EXERCISE TASK — Retype exactly what runs from the first line of the data to the line with "120, 140, 160];", keeping both of those lines and skipping pictures.

SUPPLIED DATA —

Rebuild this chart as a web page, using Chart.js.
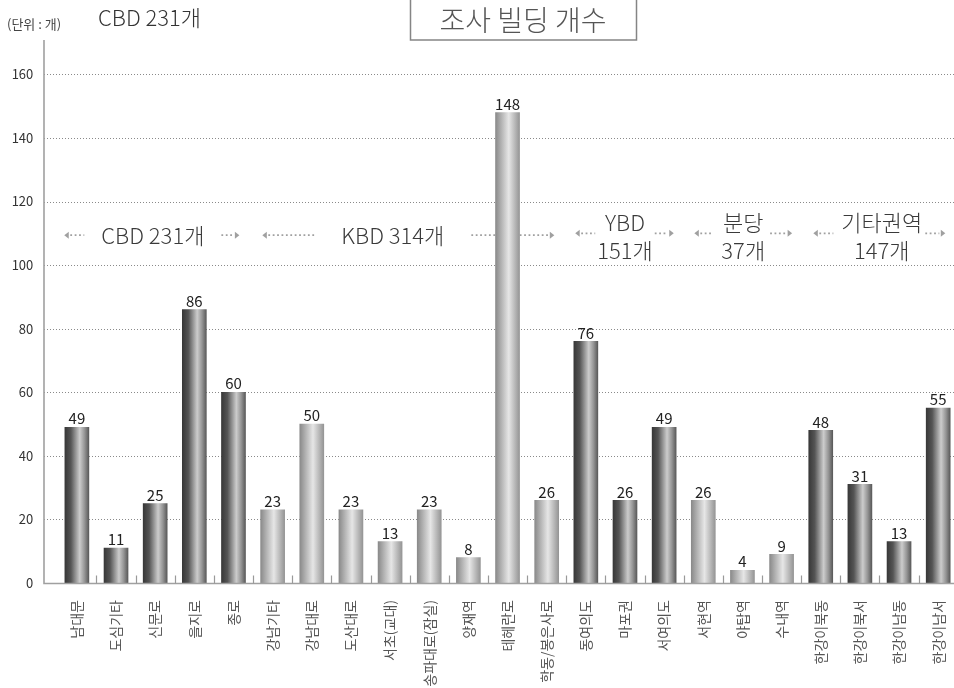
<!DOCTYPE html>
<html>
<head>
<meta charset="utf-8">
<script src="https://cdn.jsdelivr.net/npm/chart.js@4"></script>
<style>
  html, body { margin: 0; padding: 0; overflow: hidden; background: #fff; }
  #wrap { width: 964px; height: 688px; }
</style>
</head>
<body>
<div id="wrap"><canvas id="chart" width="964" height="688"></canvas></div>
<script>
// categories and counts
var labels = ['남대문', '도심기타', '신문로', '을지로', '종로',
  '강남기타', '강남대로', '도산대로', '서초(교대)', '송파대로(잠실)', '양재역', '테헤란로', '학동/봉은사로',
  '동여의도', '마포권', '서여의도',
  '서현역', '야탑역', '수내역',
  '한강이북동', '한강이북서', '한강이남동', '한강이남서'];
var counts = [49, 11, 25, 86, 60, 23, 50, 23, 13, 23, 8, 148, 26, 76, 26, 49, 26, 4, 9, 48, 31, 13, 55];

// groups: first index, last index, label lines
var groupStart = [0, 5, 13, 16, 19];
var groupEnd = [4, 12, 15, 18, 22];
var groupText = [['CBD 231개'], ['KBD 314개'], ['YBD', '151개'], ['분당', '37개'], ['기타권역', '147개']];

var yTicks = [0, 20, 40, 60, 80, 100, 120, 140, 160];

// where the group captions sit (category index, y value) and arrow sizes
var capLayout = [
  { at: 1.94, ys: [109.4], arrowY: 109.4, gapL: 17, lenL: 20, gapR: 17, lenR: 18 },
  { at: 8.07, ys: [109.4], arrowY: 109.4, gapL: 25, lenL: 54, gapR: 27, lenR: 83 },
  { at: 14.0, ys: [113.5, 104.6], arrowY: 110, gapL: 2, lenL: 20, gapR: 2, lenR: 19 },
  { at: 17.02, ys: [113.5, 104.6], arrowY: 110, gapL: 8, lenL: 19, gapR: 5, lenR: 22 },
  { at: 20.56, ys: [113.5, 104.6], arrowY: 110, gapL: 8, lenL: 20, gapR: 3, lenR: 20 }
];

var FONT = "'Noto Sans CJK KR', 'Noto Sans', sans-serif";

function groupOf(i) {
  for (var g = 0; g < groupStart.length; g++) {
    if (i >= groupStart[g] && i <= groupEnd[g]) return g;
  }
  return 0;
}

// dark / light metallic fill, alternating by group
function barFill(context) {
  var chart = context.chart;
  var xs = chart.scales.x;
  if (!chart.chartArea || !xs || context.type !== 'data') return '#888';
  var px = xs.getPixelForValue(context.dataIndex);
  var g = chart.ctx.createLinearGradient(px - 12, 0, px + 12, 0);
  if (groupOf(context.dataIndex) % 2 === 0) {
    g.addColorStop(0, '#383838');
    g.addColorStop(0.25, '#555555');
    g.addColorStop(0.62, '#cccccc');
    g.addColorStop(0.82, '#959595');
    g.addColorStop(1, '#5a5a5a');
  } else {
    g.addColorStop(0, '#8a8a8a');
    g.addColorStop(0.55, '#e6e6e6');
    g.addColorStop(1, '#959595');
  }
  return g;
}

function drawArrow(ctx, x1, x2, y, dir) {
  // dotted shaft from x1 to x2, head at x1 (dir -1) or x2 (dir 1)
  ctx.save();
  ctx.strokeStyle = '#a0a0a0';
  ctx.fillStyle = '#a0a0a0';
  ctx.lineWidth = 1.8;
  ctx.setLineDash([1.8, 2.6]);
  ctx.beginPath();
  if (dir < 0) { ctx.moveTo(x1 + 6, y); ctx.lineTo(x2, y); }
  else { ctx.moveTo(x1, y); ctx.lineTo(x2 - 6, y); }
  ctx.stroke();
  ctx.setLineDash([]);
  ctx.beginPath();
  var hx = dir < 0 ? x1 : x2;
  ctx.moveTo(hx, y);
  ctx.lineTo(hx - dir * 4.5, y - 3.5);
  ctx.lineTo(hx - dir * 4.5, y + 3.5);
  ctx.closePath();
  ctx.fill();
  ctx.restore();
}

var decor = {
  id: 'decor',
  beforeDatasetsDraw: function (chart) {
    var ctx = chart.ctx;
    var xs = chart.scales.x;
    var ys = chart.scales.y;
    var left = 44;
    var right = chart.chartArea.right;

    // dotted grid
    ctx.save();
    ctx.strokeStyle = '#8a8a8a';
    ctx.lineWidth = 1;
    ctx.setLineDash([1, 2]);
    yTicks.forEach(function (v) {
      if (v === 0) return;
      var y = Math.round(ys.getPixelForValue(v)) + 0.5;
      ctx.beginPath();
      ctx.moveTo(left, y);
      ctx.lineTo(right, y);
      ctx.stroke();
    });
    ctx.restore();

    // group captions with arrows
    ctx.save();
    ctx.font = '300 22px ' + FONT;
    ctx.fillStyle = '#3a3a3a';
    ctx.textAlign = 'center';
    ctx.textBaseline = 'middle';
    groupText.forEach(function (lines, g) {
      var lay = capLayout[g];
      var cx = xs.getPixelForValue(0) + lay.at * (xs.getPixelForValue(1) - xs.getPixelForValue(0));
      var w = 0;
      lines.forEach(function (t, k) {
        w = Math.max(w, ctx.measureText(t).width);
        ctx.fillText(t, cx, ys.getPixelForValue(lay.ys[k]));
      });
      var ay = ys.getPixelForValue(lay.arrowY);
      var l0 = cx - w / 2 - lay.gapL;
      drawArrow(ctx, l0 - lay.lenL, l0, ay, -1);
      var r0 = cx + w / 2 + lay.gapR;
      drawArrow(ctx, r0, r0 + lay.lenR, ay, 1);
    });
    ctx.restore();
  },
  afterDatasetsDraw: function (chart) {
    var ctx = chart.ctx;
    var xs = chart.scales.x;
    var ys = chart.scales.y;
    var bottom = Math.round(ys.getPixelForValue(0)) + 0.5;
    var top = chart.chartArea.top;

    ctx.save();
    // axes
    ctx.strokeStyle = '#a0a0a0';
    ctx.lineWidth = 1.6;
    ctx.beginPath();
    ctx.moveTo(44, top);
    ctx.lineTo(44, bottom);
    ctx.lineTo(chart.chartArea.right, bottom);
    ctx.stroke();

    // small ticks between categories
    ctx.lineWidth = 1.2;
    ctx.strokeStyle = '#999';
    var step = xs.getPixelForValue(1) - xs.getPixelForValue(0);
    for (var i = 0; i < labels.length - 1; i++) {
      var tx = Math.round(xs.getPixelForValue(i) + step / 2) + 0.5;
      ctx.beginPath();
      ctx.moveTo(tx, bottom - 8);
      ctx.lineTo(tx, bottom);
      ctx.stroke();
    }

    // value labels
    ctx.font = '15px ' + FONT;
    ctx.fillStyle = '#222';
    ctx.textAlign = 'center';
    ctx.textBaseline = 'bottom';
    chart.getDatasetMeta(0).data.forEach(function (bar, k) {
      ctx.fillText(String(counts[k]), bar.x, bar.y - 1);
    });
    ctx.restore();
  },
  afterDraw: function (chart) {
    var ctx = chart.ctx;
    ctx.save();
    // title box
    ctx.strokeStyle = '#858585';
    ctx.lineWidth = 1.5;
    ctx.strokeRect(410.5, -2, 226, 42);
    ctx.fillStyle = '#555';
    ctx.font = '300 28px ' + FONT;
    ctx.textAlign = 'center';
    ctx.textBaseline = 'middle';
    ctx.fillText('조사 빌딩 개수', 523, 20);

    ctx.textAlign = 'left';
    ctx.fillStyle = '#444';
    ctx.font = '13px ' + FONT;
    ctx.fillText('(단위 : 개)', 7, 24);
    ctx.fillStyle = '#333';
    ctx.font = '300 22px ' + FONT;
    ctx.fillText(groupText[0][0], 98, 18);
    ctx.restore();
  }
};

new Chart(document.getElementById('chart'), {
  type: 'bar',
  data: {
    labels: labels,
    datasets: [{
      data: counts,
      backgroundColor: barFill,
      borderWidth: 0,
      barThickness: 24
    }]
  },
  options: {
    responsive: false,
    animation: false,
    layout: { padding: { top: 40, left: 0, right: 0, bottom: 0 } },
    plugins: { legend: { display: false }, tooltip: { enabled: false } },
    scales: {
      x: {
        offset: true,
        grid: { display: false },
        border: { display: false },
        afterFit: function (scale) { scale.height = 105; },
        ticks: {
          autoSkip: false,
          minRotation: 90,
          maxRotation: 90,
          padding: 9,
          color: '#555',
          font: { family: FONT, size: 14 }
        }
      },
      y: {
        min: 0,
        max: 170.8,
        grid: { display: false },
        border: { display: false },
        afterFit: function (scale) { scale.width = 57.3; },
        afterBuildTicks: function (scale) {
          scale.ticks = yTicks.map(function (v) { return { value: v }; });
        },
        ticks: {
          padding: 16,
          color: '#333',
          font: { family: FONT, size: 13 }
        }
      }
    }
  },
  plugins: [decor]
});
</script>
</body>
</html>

RESULT FOR THIS TASK —
Rebuild this chart as a web page, using Chart.js.
<!DOCTYPE html>
<html>
<head>
<meta charset="utf-8">
<script src="https://cdn.jsdelivr.net/npm/chart.js@4"></script>
<style>
  html, body { margin: 0; padding: 0; overflow: hidden; background: #fff; }
  #wrap { width: 964px; height: 688px; }
</style>
</head>
<body>
<div id="wrap"><canvas id="chart" width="964" height="688"></canvas></div>
<script>
// categories and counts
var labels = ['남대문', '도심기타', '신문로', '을지로', '종로',
  '강남기타', '강남대로', '도산대로', '서초(교대)', '송파대로(잠실)', '양재역', '테헤란로', '학동/봉은사로',
  '동여의도', '마포권', '서여의도',
  '서현역', '야탑역', '수내역',
  '한강이북동', '한강이북서', '한강이남동', '한강이남서'];
var counts = [49, 11, 25, 86, 60, 23, 50, 23, 13, 23, 8, 148, 26, 76, 26, 49, 26, 4, 9, 48, 31, 13, 55];

// groups: first index, last index, label lines
var groupStart = [0, 5, 13, 16, 19];
var groupEnd = [4, 12, 15, 18, 22];
var groupText = [['CBD 231개'], ['KBD 314개'], ['YBD', '151개'], ['분당', '37개'], ['기타권역', '147개']];

var yTicks = [0, 20, 40, 60, 80, 100, 120, 140, 160];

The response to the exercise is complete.